Dataset excerpt ::
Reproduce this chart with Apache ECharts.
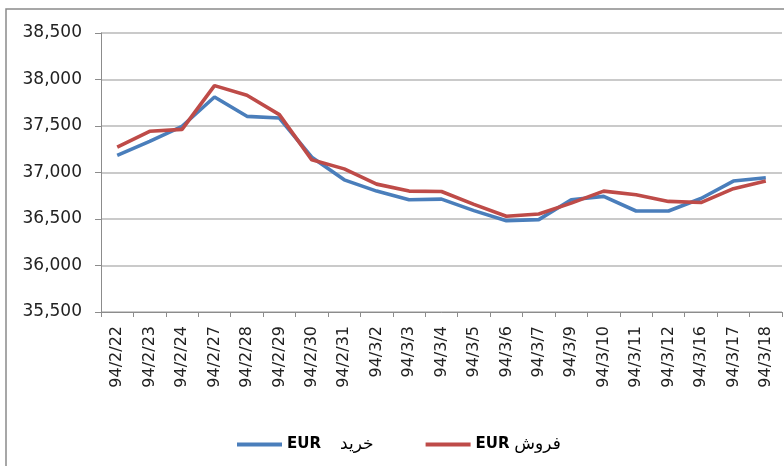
<!DOCTYPE html>
<html>
<head>
<meta charset="utf-8">
<script src="https://cdn.jsdelivr.net/npm/echarts@6/dist/echarts.min.js"></script>
<style>
html,body{margin:0;padding:0;background:#fff;}
#c{width:784px;height:466px;}
</style>
</head>
<body>
<div id="c"></div>
<script>
var categories = ['94/2/22','94/2/23','94/2/24','94/2/27','94/2/28','94/2/29','94/2/30','94/2/31','94/3/2','94/3/3','94/3/4','94/3/5','94/3/6','94/3/7','94/3/9','94/3/10','94/3/11','94/3/12','94/3/16','94/3/17','94/3/18'];
var buyName = 'EUR   خرید';
var sellName = 'EUR فروش';
var buyValues = [37185, 37335, 37497, 37812, 37604, 37586, 37164, 36921, 36800, 36707, 36714, 36590, 36482, 36493, 36707, 36743, 36586, 36586, 36720, 36908, 36943];
var sellValues = [37274, 37443, 37464, 37934, 37830, 37622, 37136, 37039, 36875, 36800, 36796, 36657, 36529, 36554, 36671, 36800, 36761, 36689, 36677, 36826, 36908];
var yTicks = {min: 35500, max: 38500, step: 500};

var chart = echarts.init(document.getElementById('c'), null, {renderer: 'canvas'});
var labelFont = 'DejaVu Sans';
chart.setOption({
  animation: false,
  backgroundColor: '#ffffff',
  graphic: [{
    type: 'rect',
    shape: {x: 6, y: 9, width: 900, height: 600},
    style: {fill: 'none', stroke: '#8a8a8a', lineWidth: 1.5},
    silent: true
  }],
  grid: {left: 101, right: 2, top: 33, bottom: 154, containLabel: false},
  legend: {
    left: 237,
    top: 436,
    padding: 0,
    itemWidth: 45,
    itemHeight: 4,
    itemGap: 52,
    icon: 'rect',
    data: [buyName, sellName],
    formatter: function (n) {
      var parts = n.split(/\s+/);
      return '{b|EUR}' + (n === buyName ? '{s|    }' : '{s| }') + '{n|' + parts[parts.length - 1] + '}';
    },
    textStyle: {
      color: '#000',
      rich: {
        b: {fontFamily: labelFont, fontWeight: 'bold', fontSize: 15, color: '#000'},
        s: {fontFamily: labelFont, fontSize: 15},
        n: {fontFamily: labelFont, fontSize: 17, color: '#000'}
      }
    }
  },
  xAxis: {
    type: 'category',
    data: categories,
    boundaryGap: true,
    axisLine: {lineStyle: {color: '#8c8c8c', width: 1}},
    axisTick: {show: true, length: 5, lineStyle: {color: '#8c8c8c'}},
    axisLabel: {rotate: 90, margin: 14, fontFamily: labelFont, fontSize: 16, color: '#222', interval: 0},
    splitLine: {show: false}
  },
  yAxis: {
    type: 'value',
    min: yTicks.min,
    max: yTicks.max,
    interval: yTicks.step,
    axisLine: {show: true, lineStyle: {color: '#8c8c8c', width: 1}},
    axisTick: {show: true, length: 6, lineStyle: {color: '#8c8c8c'}},
    axisLabel: {
      margin: 19, fontFamily: labelFont, fontSize: 17, color: '#222',
      formatter: function (v) { return v.toLocaleString('en-US'); }
    },
    splitLine: {lineStyle: {color: '#b8b8b8', width: 1.5}}
  },
  series: [
    {
      name: buyName, type: 'line', data: buyValues, showSymbol: false, symbol: 'none',
      lineStyle: {color: '#4A7EBB', width: 3.6}, itemStyle: {color: '#4A7EBB'}, z: 2
    },
    {
      name: sellName, type: 'line', data: sellValues, showSymbol: false, symbol: 'none',
      lineStyle: {color: '#BE4B48', width: 3.6}, itemStyle: {color: '#BE4B48'}, z: 3
    }
  ]
});
</script>
</body>
</html>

Your objective :: Leave the images out, please, and restate each line word for word.

Solution to this exercise ::
Reproduce this chart with Apache ECharts.
<!DOCTYPE html>
<html>
<head>
<meta charset="utf-8">
<script src="https://cdn.jsdelivr.net/npm/echarts@6/dist/echarts.min.js"></script>
<style>
html,body{margin:0;padding:0;background:#fff;}
#c{width:784px;height:466px;}
</style>
</head>
<body>
<div id="c"></div>
<script>
var categories = ['94/2/22','94/2/23','94/2/24','94/2/27','94/2/28','94/2/29','94/2/30','94/2/31','94/3/2','94/3/3','94/3/4','94/3/5','94/3/6','94/3/7','94/3/9','94/3/10','94/3/11','94/3/12','94/3/16','94/3/17','94/3/18'];
var buyName = 'EUR   خرید';
var sellName = 'EUR فروش';
var buyValues = [37185, 37335, 37497, 37812, 37604, 37586, 37164, 36921, 36800, 36707, 36714, 36590, 36482, 36493, 36707, 36743, 36586, 36586, 36720, 36908, 36943];
var sellValues = [37274, 37443, 37464, 37934, 37830, 37622, 37136, 37039, 36875, 36800, 36796, 36657, 36529, 36554, 36671, 36800, 36761, 36689, 36677, 36826, 36908];
var yTicks = {min: 35500, max: 38500, step: 500};

var chart = echarts.init(document.getElementById('c'), null, {renderer: 'canvas'});
var labelFont = 'DejaVu Sans';
chart.setOption({
  animation: false,
  backgroundColor: '#ffffff',
  graphic: [{
    type: 'rect',
    shape: {x: 6, y: 9, width: 900, height: 600},
    style: {fill: 'none', stroke: '#8a8a8a', lineWidth: 1.5},
    silent: true
  }],
  grid: {left: 101, right: 2, top: 33, bottom: 154, containLabel: false},
  legend: {
    left: 237,
    top: 436,
    padding: 0,
    itemWidth: 45,
    itemHeight: 4,
    itemGap: 52,
    icon: 'rect',
    data: [buyName, sellName],
    formatter: function (n) {
      var parts = n.split(/\s+/);
      return '{b|EUR}' + (n === buyName ? '{s|    }' : '{s| }') + '{n|' + parts[parts.length - 1] + '}';
    },
    textStyle: {
      color: '#000',
      rich: {
        b: {fontFamily: labelFont, fontWeight: 'bold', fontSize: 15, color: '#000'},
        s: {fontFamily: labelFont, fontSize: 15},
        n: {fontFamily: labelFont, fontSize: 17, color: '#000'}
      }
    }
  },
  xAxis: {
    type: 'category',
    data: categories,
    boundaryGap: true,
    axisLine: {lineStyle: {color: '#8c8c8c', width: 1}},
    axisTick: {show: true, length: 5, lineStyle: {color: '#8c8c8c'}},
    axisLabel: {rotate: 90, margin: 14, fontFamily: labelFont, fontSize: 16, color: '#222', interval: 0},
    splitLine: {show: false}
  },
  yAxis: {
    type: 'value',
    min: yTicks.min,
    max: yTicks.max,
    interval: yTicks.step,
    axisLine: {show: true, lineStyle: {color: '#8c8c8c', width: 1}},
    axisTick: {show: true, length: 6, lineStyle: {color: '#8c8c8c'}},
    axisLabel: {
      margin: 19, fontFamily: labelFont, fontSize: 17, color: '#222',
      formatter: function (v) { return v.toLocaleString('en-US'); }
    },
    splitLine: {lineStyle: {color: '#b8b8b8', width: 1.5}}
  },
  series: [
    {
      name: buyName, type: 'line', data: buyValues, showSymbol: false, symbol: 'none',
      lineStyle: {color: '#4A7EBB', width: 3.6}, itemStyle: {color: '#4A7EBB'}, z: 2
    },
    {
      name: sellName, type: 'line', data: sellValues, showSymbol: false, symbol: 'none',
      lineStyle: {color: '#BE4B48', width: 3.6}, itemStyle: {color: '#BE4B48'}, z: 3
    }
  ]
});
</script>
</body>
</html>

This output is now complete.